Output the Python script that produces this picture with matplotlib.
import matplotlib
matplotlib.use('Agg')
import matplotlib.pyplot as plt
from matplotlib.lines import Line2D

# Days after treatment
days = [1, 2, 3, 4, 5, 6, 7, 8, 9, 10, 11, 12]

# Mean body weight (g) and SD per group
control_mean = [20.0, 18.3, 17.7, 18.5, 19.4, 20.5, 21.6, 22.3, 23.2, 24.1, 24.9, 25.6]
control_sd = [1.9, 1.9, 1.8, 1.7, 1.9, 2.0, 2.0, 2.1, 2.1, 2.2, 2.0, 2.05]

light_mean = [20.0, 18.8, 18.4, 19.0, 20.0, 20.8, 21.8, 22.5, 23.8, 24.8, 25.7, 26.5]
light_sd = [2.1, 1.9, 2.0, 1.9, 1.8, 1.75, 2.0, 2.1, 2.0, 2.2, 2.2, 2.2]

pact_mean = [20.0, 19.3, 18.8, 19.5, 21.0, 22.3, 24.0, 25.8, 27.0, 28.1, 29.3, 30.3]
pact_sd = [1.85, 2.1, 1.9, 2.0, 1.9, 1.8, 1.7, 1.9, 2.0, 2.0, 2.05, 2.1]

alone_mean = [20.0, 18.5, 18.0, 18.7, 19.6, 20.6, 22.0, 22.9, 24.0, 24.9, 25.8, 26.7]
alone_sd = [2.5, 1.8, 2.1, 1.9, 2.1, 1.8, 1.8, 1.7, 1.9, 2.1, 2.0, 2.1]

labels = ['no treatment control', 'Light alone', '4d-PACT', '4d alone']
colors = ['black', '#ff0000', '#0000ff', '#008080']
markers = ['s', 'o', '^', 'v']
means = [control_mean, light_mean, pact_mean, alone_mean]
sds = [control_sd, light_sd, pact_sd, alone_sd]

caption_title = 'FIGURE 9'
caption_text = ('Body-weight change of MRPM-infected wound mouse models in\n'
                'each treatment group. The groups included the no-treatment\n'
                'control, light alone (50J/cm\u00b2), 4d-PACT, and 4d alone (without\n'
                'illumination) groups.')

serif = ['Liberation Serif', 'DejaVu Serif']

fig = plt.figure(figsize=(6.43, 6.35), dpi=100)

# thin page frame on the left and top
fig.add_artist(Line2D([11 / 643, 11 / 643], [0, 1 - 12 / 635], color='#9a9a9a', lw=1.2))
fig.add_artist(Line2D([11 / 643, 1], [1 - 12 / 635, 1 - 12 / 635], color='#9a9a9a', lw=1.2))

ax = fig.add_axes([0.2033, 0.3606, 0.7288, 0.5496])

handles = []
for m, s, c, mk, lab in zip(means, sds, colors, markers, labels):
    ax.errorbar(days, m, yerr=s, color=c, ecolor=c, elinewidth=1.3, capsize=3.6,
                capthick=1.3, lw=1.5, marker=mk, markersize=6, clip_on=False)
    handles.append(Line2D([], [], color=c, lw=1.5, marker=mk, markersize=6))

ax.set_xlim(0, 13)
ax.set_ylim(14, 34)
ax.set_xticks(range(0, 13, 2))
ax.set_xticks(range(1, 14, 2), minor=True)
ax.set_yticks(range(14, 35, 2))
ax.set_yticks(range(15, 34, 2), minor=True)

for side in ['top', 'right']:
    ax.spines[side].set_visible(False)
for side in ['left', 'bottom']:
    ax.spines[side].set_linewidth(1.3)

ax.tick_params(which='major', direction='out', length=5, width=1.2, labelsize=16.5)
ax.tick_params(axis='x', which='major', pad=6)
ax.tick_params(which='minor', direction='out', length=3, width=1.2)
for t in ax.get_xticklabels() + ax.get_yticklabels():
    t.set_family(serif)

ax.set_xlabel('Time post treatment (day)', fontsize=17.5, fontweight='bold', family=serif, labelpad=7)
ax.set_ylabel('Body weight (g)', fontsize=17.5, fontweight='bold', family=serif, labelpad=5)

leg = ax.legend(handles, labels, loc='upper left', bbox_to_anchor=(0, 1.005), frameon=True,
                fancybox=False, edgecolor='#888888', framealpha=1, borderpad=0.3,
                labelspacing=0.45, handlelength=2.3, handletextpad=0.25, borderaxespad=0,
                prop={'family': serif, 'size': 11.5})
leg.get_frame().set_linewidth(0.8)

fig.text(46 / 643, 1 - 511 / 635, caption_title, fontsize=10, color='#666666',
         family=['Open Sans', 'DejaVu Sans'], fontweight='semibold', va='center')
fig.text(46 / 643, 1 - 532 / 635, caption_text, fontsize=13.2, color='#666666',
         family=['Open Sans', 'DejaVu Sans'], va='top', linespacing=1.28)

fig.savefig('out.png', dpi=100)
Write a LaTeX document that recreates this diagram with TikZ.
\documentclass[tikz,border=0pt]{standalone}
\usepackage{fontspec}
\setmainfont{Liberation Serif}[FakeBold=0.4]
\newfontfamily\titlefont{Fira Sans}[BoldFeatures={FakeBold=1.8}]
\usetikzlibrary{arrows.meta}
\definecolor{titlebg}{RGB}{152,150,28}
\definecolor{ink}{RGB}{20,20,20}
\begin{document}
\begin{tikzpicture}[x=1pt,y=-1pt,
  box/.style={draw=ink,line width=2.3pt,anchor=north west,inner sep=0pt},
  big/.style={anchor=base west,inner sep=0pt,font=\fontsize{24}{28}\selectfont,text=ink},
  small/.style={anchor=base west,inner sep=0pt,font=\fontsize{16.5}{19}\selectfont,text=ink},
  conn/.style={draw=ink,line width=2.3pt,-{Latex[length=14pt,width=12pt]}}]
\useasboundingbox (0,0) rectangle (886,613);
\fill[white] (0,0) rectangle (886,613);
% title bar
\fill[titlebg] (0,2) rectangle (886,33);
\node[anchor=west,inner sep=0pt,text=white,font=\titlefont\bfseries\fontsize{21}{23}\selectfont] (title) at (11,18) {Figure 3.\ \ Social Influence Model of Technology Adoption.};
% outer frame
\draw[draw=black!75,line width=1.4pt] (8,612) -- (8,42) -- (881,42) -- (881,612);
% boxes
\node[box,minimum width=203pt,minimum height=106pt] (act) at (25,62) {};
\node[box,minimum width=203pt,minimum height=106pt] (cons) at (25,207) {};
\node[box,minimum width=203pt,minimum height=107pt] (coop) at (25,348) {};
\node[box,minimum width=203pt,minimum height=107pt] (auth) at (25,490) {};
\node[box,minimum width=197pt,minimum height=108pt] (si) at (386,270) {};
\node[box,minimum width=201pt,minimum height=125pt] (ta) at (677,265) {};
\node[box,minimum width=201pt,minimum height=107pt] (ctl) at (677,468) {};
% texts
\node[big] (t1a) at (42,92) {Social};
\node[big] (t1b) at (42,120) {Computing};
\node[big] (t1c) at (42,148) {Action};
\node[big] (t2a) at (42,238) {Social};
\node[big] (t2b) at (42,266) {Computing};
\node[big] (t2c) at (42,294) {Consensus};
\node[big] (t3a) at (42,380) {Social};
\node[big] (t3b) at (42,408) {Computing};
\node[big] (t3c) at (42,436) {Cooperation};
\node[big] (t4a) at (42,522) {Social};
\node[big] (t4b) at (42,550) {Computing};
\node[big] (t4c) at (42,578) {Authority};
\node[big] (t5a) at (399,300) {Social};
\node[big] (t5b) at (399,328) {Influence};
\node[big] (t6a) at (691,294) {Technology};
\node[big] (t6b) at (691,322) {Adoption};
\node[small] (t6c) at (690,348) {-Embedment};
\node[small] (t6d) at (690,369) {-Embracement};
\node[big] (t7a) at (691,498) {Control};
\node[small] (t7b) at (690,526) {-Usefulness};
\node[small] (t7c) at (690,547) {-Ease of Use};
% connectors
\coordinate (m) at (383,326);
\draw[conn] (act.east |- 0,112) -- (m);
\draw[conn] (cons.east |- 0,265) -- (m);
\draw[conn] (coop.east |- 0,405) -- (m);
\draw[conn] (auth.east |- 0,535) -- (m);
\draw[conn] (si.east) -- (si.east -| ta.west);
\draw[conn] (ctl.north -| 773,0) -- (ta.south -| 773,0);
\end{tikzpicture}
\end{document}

################

STATED TASK >> Without changing anything, quote the lines from the top of the data to the line that contains "sds = [control_sd, light_sd, pact_sd, alone_sd]", including that line.

TASK RESPONSE >>
Output the Python script that produces this picture with matplotlib.
import matplotlib
matplotlib.use('Agg')
import matplotlib.pyplot as plt
from matplotlib.lines import Line2D

# Days after treatment
days = [1, 2, 3, 4, 5, 6, 7, 8, 9, 10, 11, 12]

# Mean body weight (g) and SD per group
control_mean = [20.0, 18.3, 17.7, 18.5, 19.4, 20.5, 21.6, 22.3, 23.2, 24.1, 24.9, 25.6]
control_sd = [1.9, 1.9, 1.8, 1.7, 1.9, 2.0, 2.0, 2.1, 2.1, 2.2, 2.0, 2.05]

light_mean = [20.0, 18.8, 18.4, 19.0, 20.0, 20.8, 21.8, 22.5, 23.8, 24.8, 25.7, 26.5]
light_sd = [2.1, 1.9, 2.0, 1.9, 1.8, 1.75, 2.0, 2.1, 2.0, 2.2, 2.2, 2.2]

pact_mean = [20.0, 19.3, 18.8, 19.5, 21.0, 22.3, 24.0, 25.8, 27.0, 28.1, 29.3, 30.3]
pact_sd = [1.85, 2.1, 1.9, 2.0, 1.9, 1.8, 1.7, 1.9, 2.0, 2.0, 2.05, 2.1]

alone_mean = [20.0, 18.5, 18.0, 18.7, 19.6, 20.6, 22.0, 22.9, 24.0, 24.9, 25.8, 26.7]
alone_sd = [2.5, 1.8, 2.1, 1.9, 2.1, 1.8, 1.8, 1.7, 1.9, 2.1, 2.0, 2.1]

labels = ['no treatment control', 'Light alone', '4d-PACT', '4d alone']
colors = ['black', '#ff0000', '#0000ff', '#008080']
markers = ['s', 'o', '^', 'v']
means = [control_mean, light_mean, pact_mean, alone_mean]
sds = [control_sd, light_sd, pact_sd, alone_sd]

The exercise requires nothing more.